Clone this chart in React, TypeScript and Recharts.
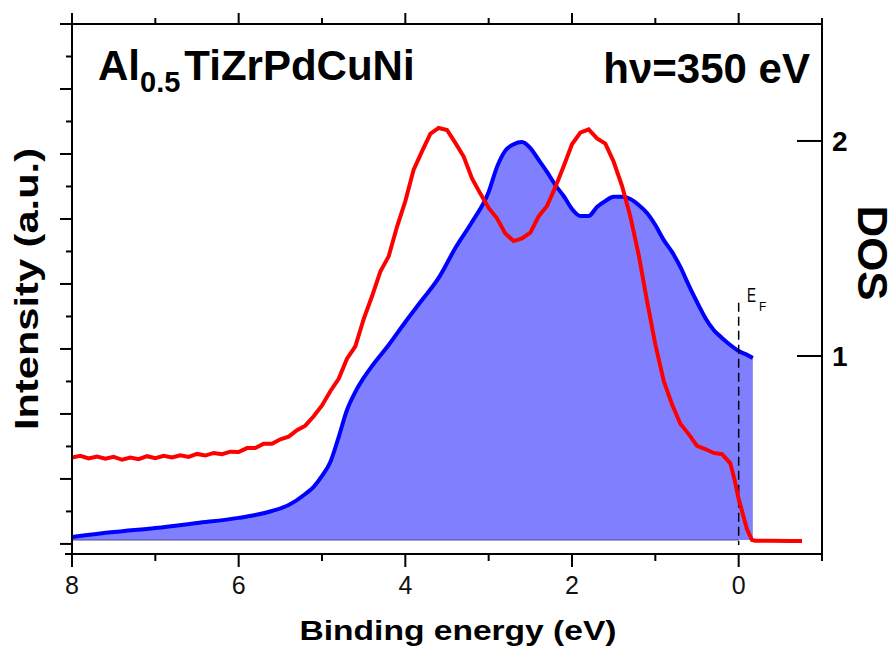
import { ComposedChart, Area, Line, XAxis, YAxis, ReferenceLine } from "recharts";

// photoemission spectrum, binding energy (eV) vs intensity (a.u.)
const spectrumEnergy = [
  8.0, 7.9, 7.8, 7.7, 7.6, 7.5, 7.4, 7.3, 7.2, 7.1,
  7.0, 6.9, 6.8, 6.7, 6.6, 6.5, 6.4, 6.3, 6.2, 6.1,
  6.0, 5.9, 5.8, 5.7, 5.6, 5.5, 5.4, 5.3, 5.2, 5.1,
  5.0, 4.9, 4.8, 4.7, 4.6, 4.5, 4.4, 4.3, 4.2, 4.1,
  4.0, 3.9, 3.8, 3.7, 3.6, 3.5, 3.4, 3.3, 3.2, 3.1,
  3.0, 2.9, 2.8, 2.7, 2.6, 2.5, 2.4, 2.3, 2.2, 2.1,
  2.0, 1.9, 1.8, 1.7, 1.6, 1.5, 1.4, 1.3, 1.2, 1.1,
  1.0, 0.9, 0.8, 0.7, 0.6, 0.5, 0.4, 0.3, 0.2, 0.1,
  0.05, 0.0, -0.05, -0.1, -0.16, -0.2, -0.4, -0.6, -0.76,
];
const spectrumIntensity = [
  2.66, 2.71, 2.63, 2.69, 2.62, 2.68, 2.59, 2.66, 2.61, 2.7,
  2.64, 2.71, 2.66, 2.73, 2.68, 2.77, 2.72, 2.8, 2.76, 2.84,
  2.83, 2.95, 2.95, 3.08, 3.08, 3.22, 3.3, 3.5, 3.64, 3.93,
  4.26, 4.7, 5.08, 5.7, 6.08, 6.92, 7.62, 8.38, 8.85, 9.76,
  10.55, 11.52, 12.08, 12.62, 12.8, 12.74, 12.34, 11.92, 11.25, 10.78,
  10.34, 10.02, 9.55, 9.32, 9.4, 9.58, 10.08, 10.4, 10.98, 11.62,
  12.3, 12.66, 12.76, 12.48, 12.32, 11.76, 11.02, 10.08, 8.9, 7.48,
  6.14, 5.02, 4.3, 3.7, 3.38, 3.02, 2.92, 2.8, 2.76, 2.48,
  1.98, 1.38, 0.92, 0.45, 0.12, 0.1, 0.1, 0.09, 0.09,
];

// calculated density of states
const dosEnergy = [
  8.0, 7.5, 7.0, 6.5, 6.0, 5.8, 5.6, 5.4, 5.2, 5.1, 5.0, 4.9, 4.8, 4.7,
  4.6, 4.5, 4.4, 4.2, 4.0, 3.8, 3.6, 3.4, 3.2, 3.0, 2.9, 2.8, 2.7, 2.6,
  2.5, 2.4, 2.3, 2.2, 2.1, 2.0, 1.9, 1.8, 1.7, 1.6, 1.5, 1.4, 1.3, 1.2,
  1.1, 1.0, 0.9, 0.8, 0.7, 0.6, 0.5, 0.4, 0.3, 0.2, 0.1, 0.0, -0.1, -0.17,
];
const dosValues = [
  0.158, 0.181, 0.2, 0.223, 0.247, 0.26, 0.279, 0.307, 0.358, 0.391, 0.442, 0.507, 0.623, 0.749,
  0.833, 0.898, 0.953, 1.051, 1.158, 1.26, 1.363, 1.502, 1.623, 1.763, 1.879, 1.955, 1.985, 1.995,
  1.967, 1.912, 1.856, 1.795, 1.744, 1.684, 1.651, 1.651, 1.693, 1.721, 1.74, 1.74, 1.73, 1.702,
  1.665, 1.609, 1.54, 1.484, 1.414, 1.33, 1.251, 1.177, 1.121, 1.084, 1.051, 1.023, 1.005, 0.991,
];

const energyTicks = [8, 7, 6, 5, 4, 3, 2, 1, 0, -1];
const intensityTicks = [0, 1, 2, 3, 4, 5, 6, 7, 8, 9, 10, 11, 12, 13, 14, 15];
const dosTicks = [1, 2];

const spectrum = spectrumEnergy.map((e, i) => ({ e, intensity: spectrumIntensity[i] }));
const dos = dosEnergy.map((e, i) => ({ e, dos: dosValues[i] }));

const FONT = "'Liberation Sans', Arial, sans-serif";

const BottomTick = ({ x, y, payload }: any) => {
  const major = payload.value % 2 === 0;
  return (
    <g>
      <line x1={x} x2={x} y1={y} y2={y + (major ? 13 : 7)} stroke="#000" strokeWidth={2} />
      {payload.value === 8 && <line x1={x - 7} x2={x} y1={y} y2={y} stroke="#000" strokeWidth={2} />}
      {major && (
        <text x={x} y={y + 40} textAnchor="middle" fontSize={25} fontFamily={FONT} fill="#111">
          {payload.value}
        </text>
      )}
    </g>
  );
};

const TopTick = ({ x, y, payload }: any) => {
  const major = payload.value % 2 === 0;
  return (
    <g>
      <line x1={x} x2={x} y1={y} y2={y - (major ? 11 : 6)} stroke="#000" strokeWidth={2} />
      {payload.value === 8 && <line x1={x - 12} x2={x} y1={y} y2={y} stroke="#000" strokeWidth={2} />}
    </g>
  );
};

const LeftTick = ({ x, y, payload }: any) => {
  const major = payload.value % 2 === 0;
  return <line x1={x - (major ? 12 : 6)} x2={x} y1={y} y2={y} stroke="#000" strokeWidth={2} />;
};

const RightTick = ({ x, y, payload }: any) => (
  <g>
    <line x1={x - 25} x2={x} y1={y} y2={y} stroke="#000" strokeWidth={2} />
    <text x={x + 10} y={y + 10} fontSize={28} fontWeight="bold" fontFamily={FONT} fill="#000">
      {payload.value}
    </text>
  </g>
);

export default function App() {
  return (
    <div style={{ position: "absolute", left: 0, top: 0, width: 895, height: 649, background: "#fff", fontFamily: FONT }}>
      <ComposedChart width={895} height={649} margin={{ top: 14, right: 63, bottom: 85, left: 62 }}>
        <XAxis
          xAxisId="b"
          dataKey="e"
          type="number"
          domain={[-1, 8]}
          reversed
          allowDataOverflow
          ticks={energyTicks}
          interval={0}
          height={10}
          tickSize={0}
          tickMargin={0}
          tickLine={false}
          tick={<BottomTick />}
          axisLine={{ stroke: "#000", strokeWidth: 2 }}
        />
        <XAxis
          xAxisId="t"
          orientation="top"
          dataKey="e"
          type="number"
          domain={[-1, 8]}
          reversed
          allowDataOverflow
          ticks={energyTicks}
          interval={0}
          height={10}
          tickSize={0}
          tickMargin={0}
          tickLine={false}
          tick={<TopTick />}
          axisLine={{ stroke: "#000", strokeWidth: 2 }}
        />
        <YAxis
          yAxisId="int"
          type="number"
          domain={[-0.31, 16]}
          allowDataOverflow
          ticks={intensityTicks}
          interval={0}
          width={10}
          tickSize={0}
          tickMargin={0}
          tickLine={false}
          tick={<LeftTick />}
          axisLine={{ stroke: "#000", strokeWidth: 2 }}
        />
        <YAxis
          yAxisId="dos"
          orientation="right"
          type="number"
          domain={[0.079, 2.544]}
          allowDataOverflow
          ticks={dosTicks}
          interval={0}
          width={10}
          tickSize={0}
          tickMargin={0}
          tickLine={false}
          tick={<RightTick />}
          axisLine={{ stroke: "#000", strokeWidth: 2 }}
        />
        <Area
          xAxisId="b"
          yAxisId="dos"
          data={dos}
          dataKey="dos"
          type="monotone"
          baseValue={0.144}
          stroke="#0000ff"
          strokeWidth={4}
          fill="#8080ff"
          fillOpacity={1}
          dot={false}
          activeDot={false}
          isAnimationActive={false}
        />
        <ReferenceLine
          xAxisId="b"
          yAxisId="dos"
          segment={[{ x: 8, y: 0.144 }, { x: 0, y: 0.144 }]}
          stroke="#4a4a8c"
          strokeWidth={1.2}
        />
        <ReferenceLine
          xAxisId="b"
          yAxisId="dos"
          segment={[{ x: 0, y: 1.247 }, { x: 0, y: 0.121 }]}
          stroke="#000"
          strokeWidth={1.5}
          strokeDasharray="9 5"
        />
        <Line
          xAxisId="b"
          yAxisId="int"
          data={spectrum}
          dataKey="intensity"
          type="linear"
          stroke="#ff0000"
          strokeWidth={4}
          dot={false}
          activeDot={false}
          isAnimationActive={false}
        />
      </ComposedChart>
      <svg
        width={895}
        height={649}
        style={{ position: "absolute", left: 0, top: 0, pointerEvents: "none" }}
        fontFamily={FONT}
      >
        <text x={98} y={80} fontSize={42} fontWeight="bold" fill="#000">
          Al
          <tspan fontSize={29} dy={12}>0.5</tspan>
          <tspan dy={-12} dx={4}>TiZrPdCuNi</tspan>
        </text>
        <text x={810} y={83} fontSize={42} fontWeight="bold" textAnchor="end" fill="#000">
          hν=350 eV
        </text>
        <text x={747} y={302} fontSize={20} textLength={9} lengthAdjust="spacingAndGlyphs" fill="#000">
          E
        </text>
        <text x={759} y={311} fontSize={12} fill="#000">
          F
        </text>
        <text
          transform="translate(38, 289) rotate(-90)"
          textAnchor="middle"
          fontSize={34}
          fontWeight="bold"
          textLength={282}
          lengthAdjust="spacingAndGlyphs"
          fill="#000"
        >
          Intensity (a.u.)
        </text>
        <text
          transform="translate(858, 253) rotate(90)"
          textAnchor="middle"
          fontSize={42}
          fontWeight="bold"
          textLength={95}
          lengthAdjust="spacingAndGlyphs"
          fill="#000"
        >
          DOS
        </text>
        <text
          x={458}
          y={640}
          textAnchor="middle"
          fontSize={28}
          fontWeight="bold"
          textLength={317}
          lengthAdjust="spacingAndGlyphs"
          fill="#000"
        >
          Binding energy (eV)
        </text>
      </svg>
    </div>
  );
}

::::::

STATED TASK
Restate, line by line and word for word, everything from the top of the material through the line that contains "XAxis, YAxis, ReferenceLine". Leave pictures out.

EXPECTED ANSWER
Clone this chart in React, TypeScript and Recharts.
import { ComposedChart, Area, Line, XAxis, YAxis, ReferenceLine } from "recharts";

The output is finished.